I told the teacher afterwards it was a lie, and her response was "It's in the book." So it was. I complained to the DRE (Director of Religious Education), telling her I could teach my kids lies on my own time and didn't expect to pay for CCD so they could learn lies there, and anyway how would she like it if little Protestant kids were taught falsehoods about persecutions by Catholics, knowing they were false? She backed up the teacher and refused even to consider refraining from teaching the same lie the next year. That was it for me. I told her I would handle religious ed. at home and stick to things that were actually true, and withdrew Offspring #1.
Given how much blood has been spilled through history between Protestants and Catholics, I vote that we not go out of our way to make up fake tales of persecution to throw onto the pile.

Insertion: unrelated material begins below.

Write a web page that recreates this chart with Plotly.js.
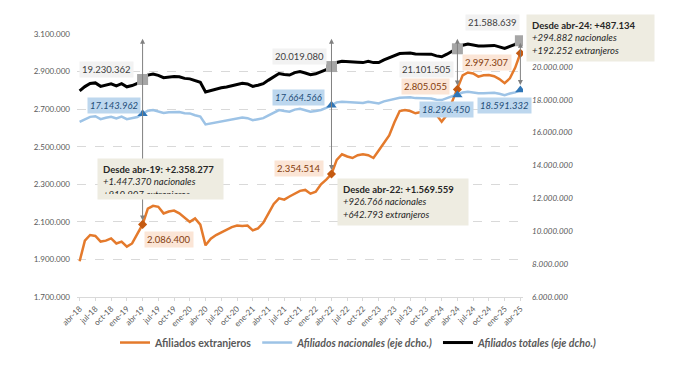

For a Christmas song that really does do a Christian countdown from 12, try "Children Go Where I Send Thee" (one of my favorite songs from childhood btw), with varying lyrics, being a folksong and all:
http://www.ibiblio.org/jimmy/folkden-wp/?p=7055
or
http://www.catholic.net/RCC/music/midi/christmas/go.html
Responding to your update ... The place to go for information would be one of the many volumes by Richard and Iona Opie, the uber-researchers of nursery rhymes, folk songs, children's games, etc. Unfortunately this requires dead-tree research rather than Googling.
A plausible suggestion is that the song is originally French, based on the reported existence of very similar French and Languedoc songs, and on the arresting fact that "a partridge" in French is "une perdrix," which in English sounds just like the words "in a pear tree."
Of course French Protestants never persecuted Catholics--quite the other way around--so that would be another nail in the persecution theory.